At the end of April, Brazil's Foreign Relations Committee approved a "military and defence cooperation" agreement with Morocco, which includes the transfer of technology.

According to local media sources, "the supply of Brazilian aircraft to Royal Air Maroc is a step towards broader cooperation in the aviation industry between the two countries".

Nelson Almeida / AFP
A hangar of the Brazilian aircraft manufacturer Embraer showing an E195-E2 jet under construction north of Sao Paulo, on May 30, 2022.

Last year, Morocco exported more than $2bn worth of aircraft parts and aims to attract more manufacturers, while Embraer is looking to expand into the Middle East and North Africa, with manufacturing units in Portugal and Morocco to produce mid-size jets.

Brazil has welcomed the idea of a South Atlantic Alliance, proposed by Rabat, to promote economic integration and development in a vast market where traditional and emerging powers compete.

Challenged giants

The Boeing-Airbus duopoly has had significant problems with sourcing and supply chains, so for now Embraer remains committed to mid-size jets.

The Wall Street Journal reported that the American and European firms had "some planes needing internal parts, while others need engines that have not been delivered from factories on other continents".

Boeing, which employs 170,000 people around the world, has also had to manage the fallout from safety fears over some of its planes after a panel blew off a 737 Max, its short-haul aircraft, in January.

Read more: Boeing in the eye of the storm

Kelly Ortberg, from aircraft electronics supplier Rockwell Collins, took over as Boeing's new boss earlier this month, with a mission to save it, after second-quarter losses of $1.44bn. Deliveries are late and revenue is down 15% to less than $17bn.

Middle East market

Several airlines are now looking to diversify their orders to avoid late delivery.
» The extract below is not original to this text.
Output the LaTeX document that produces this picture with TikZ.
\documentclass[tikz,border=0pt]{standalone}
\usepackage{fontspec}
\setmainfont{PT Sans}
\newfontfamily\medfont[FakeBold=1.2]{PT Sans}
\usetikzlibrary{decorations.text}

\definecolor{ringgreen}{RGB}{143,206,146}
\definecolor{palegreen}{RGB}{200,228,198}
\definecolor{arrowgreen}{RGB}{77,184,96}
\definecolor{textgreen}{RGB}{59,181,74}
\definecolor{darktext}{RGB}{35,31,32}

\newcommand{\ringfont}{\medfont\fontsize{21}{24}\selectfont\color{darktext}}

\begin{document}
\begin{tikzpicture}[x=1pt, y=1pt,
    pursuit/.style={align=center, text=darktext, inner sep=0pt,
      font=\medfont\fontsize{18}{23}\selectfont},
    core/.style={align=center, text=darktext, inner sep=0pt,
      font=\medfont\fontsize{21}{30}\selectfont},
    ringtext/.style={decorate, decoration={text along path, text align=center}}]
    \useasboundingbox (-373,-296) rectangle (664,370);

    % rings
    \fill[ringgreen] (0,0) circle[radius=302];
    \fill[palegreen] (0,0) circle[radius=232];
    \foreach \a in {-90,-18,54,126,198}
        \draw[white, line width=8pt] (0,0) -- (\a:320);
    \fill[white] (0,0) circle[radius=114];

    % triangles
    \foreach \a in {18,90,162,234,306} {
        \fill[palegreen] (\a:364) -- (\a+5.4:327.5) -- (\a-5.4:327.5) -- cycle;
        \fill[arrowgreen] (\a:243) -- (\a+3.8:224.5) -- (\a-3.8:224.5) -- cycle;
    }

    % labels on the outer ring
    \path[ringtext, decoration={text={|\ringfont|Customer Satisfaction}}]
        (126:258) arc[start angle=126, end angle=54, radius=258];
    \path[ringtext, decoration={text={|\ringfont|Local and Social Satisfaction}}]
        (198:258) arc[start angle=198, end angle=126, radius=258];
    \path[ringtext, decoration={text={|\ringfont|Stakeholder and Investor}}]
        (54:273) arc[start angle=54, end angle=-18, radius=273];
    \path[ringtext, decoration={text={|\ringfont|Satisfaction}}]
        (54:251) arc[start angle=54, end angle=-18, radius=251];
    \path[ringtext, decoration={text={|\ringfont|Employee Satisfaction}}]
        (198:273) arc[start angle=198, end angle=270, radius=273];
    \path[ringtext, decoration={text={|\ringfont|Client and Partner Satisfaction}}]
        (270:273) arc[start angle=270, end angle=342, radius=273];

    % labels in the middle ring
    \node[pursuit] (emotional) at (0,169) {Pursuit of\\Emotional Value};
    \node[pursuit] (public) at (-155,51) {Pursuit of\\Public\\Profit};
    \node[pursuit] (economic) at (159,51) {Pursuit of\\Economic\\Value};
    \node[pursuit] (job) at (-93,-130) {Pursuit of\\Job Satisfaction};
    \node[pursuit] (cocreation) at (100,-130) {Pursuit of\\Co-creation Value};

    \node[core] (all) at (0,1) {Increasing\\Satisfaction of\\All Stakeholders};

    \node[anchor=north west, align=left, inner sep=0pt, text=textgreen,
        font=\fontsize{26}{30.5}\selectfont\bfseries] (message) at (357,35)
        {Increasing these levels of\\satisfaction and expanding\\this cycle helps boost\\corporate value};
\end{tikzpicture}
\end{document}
Royal Air Maroc wants to buy 200 new aircraft in preparation for the 2030 World Cup, most of them from Boeing, but it is now considering options from Airbus and Embraer to make up for any shortfall in Boeing deliveries.

Kelly Ortberg took over as Boeing's new boss earlier this month with a mission to save it, after second-quarter losses of $1.44bn

Airbus also has problems, with net profits down 46% to €825mn in the first half of the year, but the company expects to deliver 770 commercial aircraft by the end of 2024, and is now in talks with Saudi Arabia's Public Investment Fund (PIF) over a new order.

Embraer
Embraer's Praetor jet

PIF wants to buy Boeing 777 and Airbus 350 jets for a new cargo airline, Bloomberg News reported this week, adding that the cargo-hauling operation would serve the startup Riyadh Air and the national flag-carrier, Saudia.

On the sidelines of the Farnborough Airshow in the UK, Saudi Arabia's NAS placed an order with Airbus for 160 commercial aircraft, including 30 A330 neo and 130 A320s.

Arab countries have become significant partners in the global aviation sector, as the industry's order map changes. Embraer will be keen to secure its share of this new business for smaller jets to provide more flexible ways of flying.